Ah, the things you learn from debates on online message boards….
The following post, a classic from somebody named Don, is worth quoting verbatim: "Homosexuality is a harbinger of a cultures destruction. Every major fall of civilizations that crumbled seem to follow a pattern, Aztec, Maya, Greek and Roman. Homosexual acceptance precedes destruction in a more advanced stage than does divorce in historical civilizations. Basically, both are components of a societal destruction, but homosexual acceptance creates a stage of decay which is virtually inevitable."
Now, overlooking for the nonce the overreaching, awful prose style, what we have here is a staple of frothingly homophobic discourse: Acceptance of queers leads to all societal hell breaking loose. There's just one thing wrong with Don's version of the decline and fall of great civilizations, though. It's an idiotic lie.
A reasonable person would post back, pointing out that the Aztecs, whom Wikipedia points out "were extremely intolerant of homosexuality," were conquered by a crucifix-waving murderer from the home of the Spanish Inquisition. And, what's more, that Cortes' triumph was expedited because of the religious beliefs of the Aztecs themselves, not because the Mesoamerican warriors were all lounging around in caftans, eating armadillo quiche and watching reruns of The Golden Girls. And yes, though the relatively more tolerant Mayans even painted homoporn on the walls of caves, ever-handy Wikipedia points out "for sodomy you would be condemned to death in a fiery furnace." In any case, among the many possible causes historians have considered for the dissolution of the Mayan Empire, cocksucking would have to rank far, far down on the list.
Ancient Greece was riven by conflicts between the city-states—one must assume it wasn't over the issue of same-sex marriage—and was for a post-conquest time ruled by Alexander the Great, who was reputedly, um, light in the sandals.
And Rome? It reached its perhaps greatest moment under the Emperor Hadrian, lover of the handsome Antinous. It was three hundred years later, after being Christianized and having banned homosex, that Rome actually fell.
As Ren used to say to Stimpy, "You EED-I-OT!"
It is true that some of this stuff may be kind of open to debate. Kind of. Historically minded homophobes often fall back on the work of Edward Gibbon, whose magnum opus, The History of the Decline and Fall of the Roman Empire, was published during the decade following American independence, back when scientists believed the plague was caused by "bad air"…or Jews. (Never do they cite Gibbon's assertion that the spread of Christianity in fact contributed to imperial decline. But then, one gets the distinct feeling they base most of their views of ancient Rome on bad gladiator movies.) And homophobes often cite a highly tendentious scholarly book, Family and Civilization, which is older than even I am, fer chrissakes, and handily predates the modern gay rights movement and the integration of queers into advanced industrialist societies. So the 'phobes do have some documentation, fucked though it may be.
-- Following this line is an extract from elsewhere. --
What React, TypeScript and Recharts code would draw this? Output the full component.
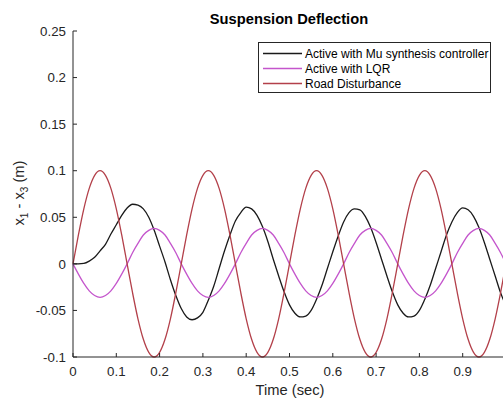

But if historical accuracy were a priority, the diligent fag would mention that the modern idea of "the homosexual" simply didn't exist in ancient Greece or Rome, though that wouldn't put the "Decline" myth—hard to kill as bedbugs—to rest. If one were to go the reductio ad absurdum route, one might point out that it would be downright simple-minded to attribute the fall of Nazi Germany or the U.S.S.R. to rampant homophobia. One might also point out that a culture like the Aztecs, which punished passive anal sex by pulling the offender's guts out through his asshole, was closer to Fred Phelps' vision than Elton John's.
And if perchance homo-hanging Saudi Arabia does in fact outlast the Netherlands, one might reasonably ask if most of us—even Don—would rather move to Riyadh than Amsterdam. (Or, come to think of, whether Aztec human sacrifice was truly a folkway worth preserving.)















Comments
Simon,
I love you.
Just hadda say it.
Thanks....
Love you, too.
xoxo,
Simon
Way to go
I love it when history is represented properly and hate it when it's twisted to defend an uneducated and/or moronic position.